Saturday, September 7, 2013

The Maiden Voyage!

(to the end of my street)

Took me a while to get this far since, of course, uni work takes up my time. A valid reason of course :)

Only have video of the end after i return to my driveway. Much too difficult monitor the laptop and a/f ratio displays and hold a phone AND drive the car without something really bad happening.



I decided to test it out on the road after creating a 16 point fuel map and making further improvements to the injector pulse timing. It actually ran pretty well, but not quite good enough to drive daily. I expect it wouldn't pass any EPA tests either.

The fuel map is made of 16 data points that correspond to a particular level of air flow into the engine. The reason it exists is that you can't just deliver more fuel when the voltage from the hotwire sensor (measures mass of air flowing into engine) increases.  The correlation is not 1-1 matched, so a fuel map has to be created. The data points are arranged in order with the first one sets the fuel to be delivered at lowest air flow and the last one sets the fuel to be delivered at the highest air flow. Because it's not ideal to have 16 discreet steps that determine the amount of fuel to be delivered, the final value that is used is calculated based on how far the measured hotwire value is from each of the two nearest data points.
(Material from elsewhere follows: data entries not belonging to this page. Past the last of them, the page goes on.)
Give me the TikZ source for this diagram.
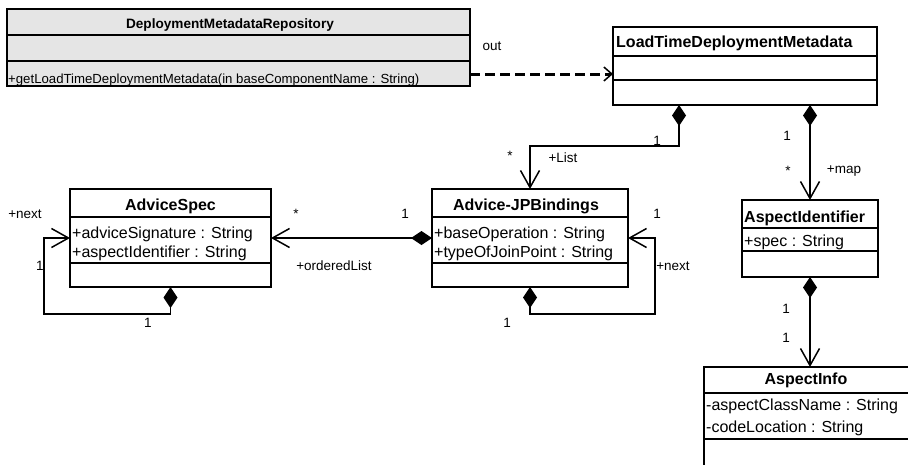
\documentclass[tikz,border=0pt]{standalone}
\usepackage{fontspec}
\setmainfont{Liberation Sans}
\usetikzlibrary{arrows.meta}

\tikzset{
  classbox/.style={draw, line width=1.5pt, fill=white, inner sep=0pt, outer sep=0pt, anchor=north west},
  sep/.style={line width=1.5pt},
  ttl/.style={font=\fontsize{16}{19}\selectfont\bfseries, inner sep=0pt, anchor=base},
  ttlw/.style={font=\fontsize{16}{19}\selectfont\bfseries, inner sep=0pt, anchor=base west},
  txt/.style={font=\fontsize{16}{19}\selectfont, inner sep=0pt, anchor=base west},
  lbl/.style={font=\fontsize{13.5}{16}\selectfont, inner sep=0pt, anchor=base},
  conn/.style={line width=1.5pt},
  comp/.style={conn, {Diamond[length=21pt,width=14pt]}-{Straight Barb[length=17pt,width=19pt]}},
  depend/.style={line width=3pt, dash pattern=on 10pt off 5pt, -{Straight Barb[length=8pt,width=14pt,line width=1.5pt]}},
}

\begin{document}
\begin{tikzpicture}[x=1pt,y=-1pt]
\useasboundingbox (0,0) rectangle (908,464);
\clip (0,0) rectangle (908,464);

% DeploymentMetadataRepository
\node[classbox, fill=gray!20, minimum width=463pt, minimum height=77pt] (dmr) at (7,9) {};
\draw[sep] (7,35) -- (470,35) (7,61) -- (470,61);
\node[lbl, font=\fontsize{13.6}{16}\selectfont\bfseries] (dmrT) at (230,28) {DeploymentMetadataRepository};
\node[txt, font=\fontsize{13.2}{16}\selectfont] (dmrM) at (8,83) {+getLoadTimeDeploymentMetadata(in baseComponentName : String)};

% LoadTimeDeploymentMetadata
\node[classbox, minimum width=264pt, minimum height=78pt] (ltdm) at (613,27) {};
\draw[sep] (613,56) -- (877,56) (613,80) -- (877,80);
\node[ttlw] (ltdmT) at (616,47) {LoadTimeDeploymentMetadata};

% AdviceSpec
\node[classbox, minimum width=201pt, minimum height=98pt] (asp) at (70,189) {};
\draw[sep] (70,217) -- (271,217) (70,263) -- (271,263);
\node[ttl] (aspT) at (170.5,210) {AdviceSpec};
\node[txt] (aspA1) at (72,238) {+adviceSignature : String};
\node[txt] (aspA2) at (72,257) {+aspectIdentifier : String};

% Advice-JPBindings
\node[classbox, minimum width=196pt, minimum height=98pt] (ajb) at (432,189) {};
\draw[sep] (432,217) -- (628,217) (432,263) -- (628,263);
\node[ttl] (ajbT) at (526,210) {Advice-JPBindings};
\node[txt] (ajbA1) at (434,238) {+baseOperation : String};
\node[txt] (ajbA2) at (434,257) {+typeOfJoinPoint : String};

% AspectIdentifier
\node[classbox, minimum width=136pt, minimum height=77pt] (aid) at (742,200) {};
\draw[sep] (742,228) -- (878,228) (742,251) -- (878,251);
\node[ttlw] (aidT) at (744,222) {AspectIdentifier};
\node[txt] (aidA) at (744,246) {+spec : String};

% AspectInfo
\node[classbox, minimum width=205pt, minimum height=110pt] (ainf) at (704,367) {};
\draw[sep] (704,393) -- (909,393) (704,439) -- (909,439);
\node[ttl] (ainfT) at (806,384) {AspectInfo};
\node[txt] (ainfA1) at (706,410) {-aspectClassName : String};
\node[txt] (ainfA2) at (706,432) {-codeLocation : String};

% dependency
\coordinate (dsrc) at ([yshift=12pt]dmr.south east);
\draw[depend] (dsrc) -- (dsrc -| ltdm.west);
\node[lbl] (lOut) at (492,50) {out};

% LoadTimeDeploymentMetadata -> Advice-JPBindings
\draw[comp] ([xshift=66pt]ltdm.south west) -- ++(0,41) -| (ajb.north);
\node[lbl] (l1a) at (657,145) {1};
\node[lbl] (l1b) at (510,160) {*};
\node[lbl] (l1c) at (563,162) {+List};

% LoadTimeDeploymentMetadata -> AspectIdentifier
\draw[comp] (aid.north |- ltdm.south) -- (aid.north);
\node[lbl] (l2a) at (787,140) {1};
\node[lbl] (l2b) at (788,175) {*};
\node[lbl] (l2c) at (844,173) {+map};

% Advice-JPBindings -> AdviceSpec
\draw[comp] (ajb.west) -- (asp.east);
\node[lbl] (l3a) at (296,218) {*};
\node[lbl] (l3b) at (405,218) {1};
\node[lbl] (l3c) at (334,270) {+orderedList};

% AdviceSpec self association
\draw[comp] (asp.south) -- ++(0,27) -| ([xshift=-26pt]asp.west) -- (asp.west);
\node[lbl] (l4a) at (25,218) {+next};
\node[lbl] (l4b) at (40,270) {1};
\node[lbl] (l4c) at (148,327) {1};

% Advice-JPBindings self association
\draw[comp] (ajb.south) -- ++(0,27) -| ([xshift=27pt]ajb.east) -- (ajb.east);
\node[lbl] (l5a) at (657,218) {1};
\node[lbl] (l5b) at (673,270) {+next};
\node[lbl] (l5c) at (507,327) {1};

% AspectIdentifier -> AspectInfo
\draw[comp] (aid.south) -- (aid.south |- ainf.north);
\node[lbl] (l6a) at (786,313) {1};
\node[lbl] (l6b) at (786,342) {1};
\end{tikzpicture}
\end{document}
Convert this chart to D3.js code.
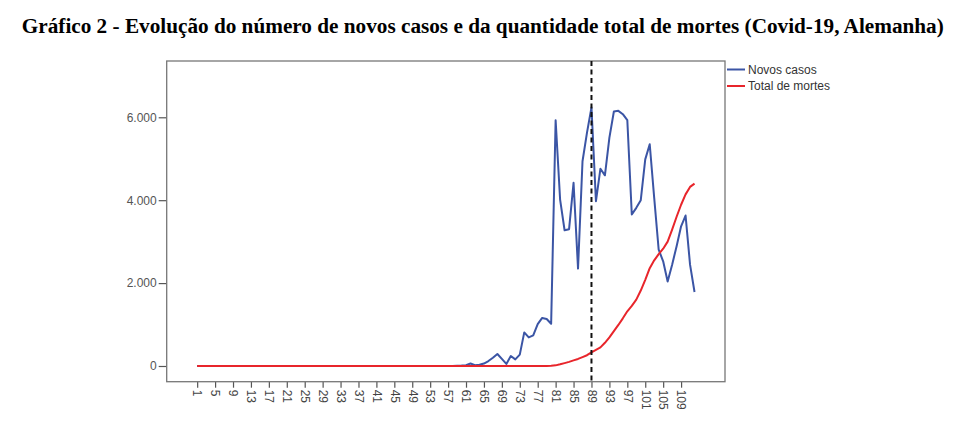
<!DOCTYPE html>
<html>
<head>
<meta charset="utf-8">
<script src="https://cdn.jsdelivr.net/npm/d3@7"></script>
<style>
  html, body { margin: 0; padding: 0; background: #fff; }
  svg { display: block; }
</style>
</head>
<body>
<svg id="chart" width="980" height="429"></svg>
<script>
// ---- Data ----
const title = "Gráfico 2 - Evolução do número de novos casos e da quantidade total de mortes (Covid-19, Alemanha)";
const seriesNames = ["Novos casos", "Total de mortes"];

const novosCasos = [
  0,0,0,0,0,0,0,0,0,0,
  0,0,0,0,0,0,0,0,0,0,
  0,0,0,0,0,0,0,0,0,0,
  0,0,0,0,0,0,0,0,0,0,
  0,0,0,0,0,0,0,0,0,0,
  0,0,0,0,0,0,0,0,
  5,10,20,60,20,30,60,120,200,290,
  170,50,240,160,275,810,690,740,1010,1160,
  1135,1020,
  5930,4015,3275,3300,4420,2350,4940,5630,6235,3975,
  4760,4600,5510,6140,6155,6075,5930,3655,3815,4000,
  4985,5350,4055,2805,2525,2040,2445,2890,3370,3630,
  2445,1785
];

const totalMortes = [
  0,0,0,0,0,0,0,0,0,0,
  0,0,0,0,0,0,0,0,0,0,
  0,0,0,0,0,0,0,0,0,0,
  0,0,0,0,0,0,0,0,0,0,
  0,0,0,0,0,0,0,0,0,0,
  0,0,0,0,0,0,0,0,0,0,
  0,0,0,0,0,0,0,0,0,0,
  0,0,0,0,0,0,0,0,0,
  5,15,40,70,100,135,170,215,260,330,
  390,450,560,690,840,990,1150,1320,1450,1600,
  1820,2080,2360,2550,2700,2830,3000,3290,3600,3890,
  4140,4320,4400
];

const xTickLabels = [1,5,9,13,17,21,25,29,33,37,41,45,49,53,57,61,65,69,73,77,81,85,89,93,97,101,105,109];
const yTickValues = [0, 2000, 4000, 6000];
const markerDay = 89;

// ---- Layout ----
const frame = { left: 166.7, right: 725, top: 61, bottom: 381.7 };
const colors = { cases: "#3b55a5", deaths: "#e8252b" };

const svg = d3.select("#chart");

const x = d3.scaleLinear().domain([-5.8, 118.8]).range([frame.left, frame.right]);
const y = d3.scaleLinear().domain([-379, 7358]).range([frame.bottom, frame.top]);

const locale = d3.formatLocale({ decimal: ",", thousands: ".", grouping: [3], currency: ["", ""] });
const fmt = locale.format(",");

// Title
svg.append("text")
  .attr("x", 482.8)
  .attr("y", 33)
  .attr("text-anchor", "middle")
  .attr("font-family", "'Liberation Serif', 'Times New Roman', serif")
  .attr("font-weight", "bold")
  .attr("font-size", 20)
  .attr("textLength", 922)
  .attr("lengthAdjust", "spacingAndGlyphs")
  .attr("fill", "#000")
  .text(title);

// Y axis
const yAxis = d3.axisLeft(y).tickValues(yTickValues).tickFormat(fmt).tickSize(8).tickPadding(2);
const gy = svg.append("g").attr("transform", `translate(${frame.left},0)`).call(yAxis);
gy.select(".domain").remove();
gy.selectAll(".tick line").attr("stroke", "#555").attr("stroke-width", 1.2);
gy.selectAll(".tick text")
  .attr("font-family", "'Liberation Sans', Arial, sans-serif")
  .attr("font-size", 12)
  .attr("fill", "#555");

// X axis
const xAxis = d3.axisBottom(x).tickValues(xTickLabels).tickFormat(d => d).tickSize(6).tickPadding(2);
const gx = svg.append("g").attr("transform", `translate(0,${frame.bottom})`).call(xAxis);
gx.select(".domain").remove();
gx.selectAll(".tick line").attr("stroke", "#555").attr("stroke-width", 1.2);
gx.selectAll(".tick text")
  .attr("font-family", "'Liberation Sans', Arial, sans-serif")
  .attr("font-size", 12)
  .attr("fill", "#444")
  .attr("text-anchor", "start")
  .attr("transform", "rotate(90)")
  .attr("x", 8)
  .attr("y", 0)
  .attr("dy", "0.35em");

// Frame
svg.append("rect")
  .attr("x", frame.left).attr("y", frame.top)
  .attr("width", frame.right - frame.left).attr("height", frame.bottom - frame.top)
  .attr("fill", "none").attr("stroke", "#777").attr("stroke-width", 1.3);

// Lines
const line = d3.line().x((d, i) => x(i + 1)).y(d => y(d));

svg.append("path").datum(novosCasos)
  .attr("d", line).attr("fill", "none")
  .attr("stroke", colors.cases).attr("stroke-width", 2).attr("stroke-linejoin", "round");

svg.append("path").datum(totalMortes)
  .attr("d", line).attr("fill", "none")
  .attr("stroke", colors.deaths).attr("stroke-width", 2).attr("stroke-linejoin", "round");

// Dashed marker
svg.append("line")
  .attr("x1", x(markerDay)).attr("x2", x(markerDay))
  .attr("y1", frame.top).attr("y2", frame.bottom)
  .attr("stroke", "#111").attr("stroke-width", 2).attr("stroke-dasharray", "5,3.5");

// Legend
const legend = svg.append("g");
const legendItems = [
  { name: seriesNames[0], color: colors.cases, y: 69.5 },
  { name: seriesNames[1], color: colors.deaths, y: 86 }
];
legendItems.forEach(it => {
  legend.append("line")
    .attr("x1", 727).attr("x2", 745).attr("y1", it.y).attr("y2", it.y)
    .attr("stroke", it.color).attr("stroke-width", 2);
  legend.append("text")
    .attr("x", 748).attr("y", it.y).attr("dy", "0.35em")
    .attr("font-family", "'Liberation Sans', Arial, sans-serif")
    .attr("font-size", 12).attr("fill", "#333")
    .text(it.name);
});
</script>
</body>
</html>
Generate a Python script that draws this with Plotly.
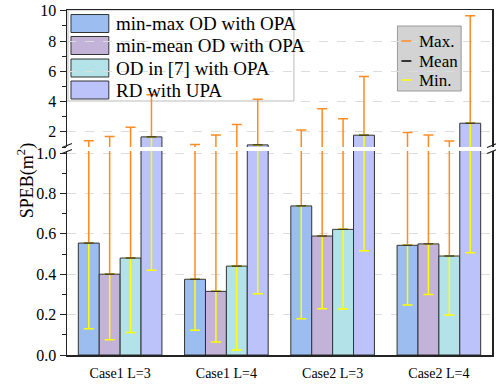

I was able to improve the injector timing in two ways. First, I have some code which will determine when the next cam signal pulse will occur. This is used to determine when the next combustion stroke will start. That code has been altered to use a new algorithm, which is a continuously corrected estimation. In practice the new method seems to be no better or worse than the old method, but it requires less memory and fewer instruction to complete, which means more time can be spent processing other stuff.
It basically works like this:
  1. Cam pulse occurs (record timer value)
  2. Note the difference between recorded timer value and the previous estimation. Record this as an estimation error.
  3. Make a new estimation (also take into account previous error in estimation)
  4. repeat
Once I had those estimations I could determine when to start and stop each injector pulse. In theory, if your engine does not have direct injection, then it's best to start each injector pulse as late as possible during the intake stroke of the cylinder. The result is that the injected fuel is mostly in a mist form and does not have time to settle completely into a liquid at the bottom (someone correct me if i'm wrong!!). The evenly spread fuel mist should burn much more uniformly than a pool of liquid, resulting in improved power and efficiency. My old method was to look at when the next cam pulse would occur (using the previously mentioned estimation) and if my pulse was, for example, 300 timer ticks wide, then I would start my pulse 300 ticks before the estimation. The problem with this method was that i was ending the pulse when the actual cam pulse occurred. The difference between the estimation and the actual cam pulse meant that the duration of the injector pulse was not exactly what it should be.


The second improvement I made was to use an additional CCP module (remember, a CCP module can be used to execute some program code at a precise time), so that I had one CCP for the injector pulse start, and one CCP for the injector pulse end. This meant that the injector pulse was always exactly for the duration intended duration. The final change to make was to have it occur in the middle of the intake stroke instead of the end. While I still prefer it to happen right at the end of the intake stroke, the reality is that it's not possible to determine exactly when the end would occur. If I started, and ended the injector pulse too late, then the cylinder intake valve would close before all the fuel was delivered. That of course, would be bad! Additionally when more fuel is required than can be delivered in a single intake stroke, the injector pulse is started before the beginning of the intake stroke. When the intake valve is opened (approx at the beginning of the intake stroke), all the fuel is pulled in from the already-started-but-not-yet-completed injector pulse. The pulse continues (delivering more fuel) all the way to the end of the intake stroke.



Now that I have these two changes implemented and working well I can move on to the next tasks. Firstly, that extra CCP module was taken from part of the code used to detect a stalled engine. I'll have to come up with a new way to ensure injector and ignition pulses stop happening if the engine stops running. I'll also improve and make better use of the fuel map and create a usable ignition map to get better spark timing.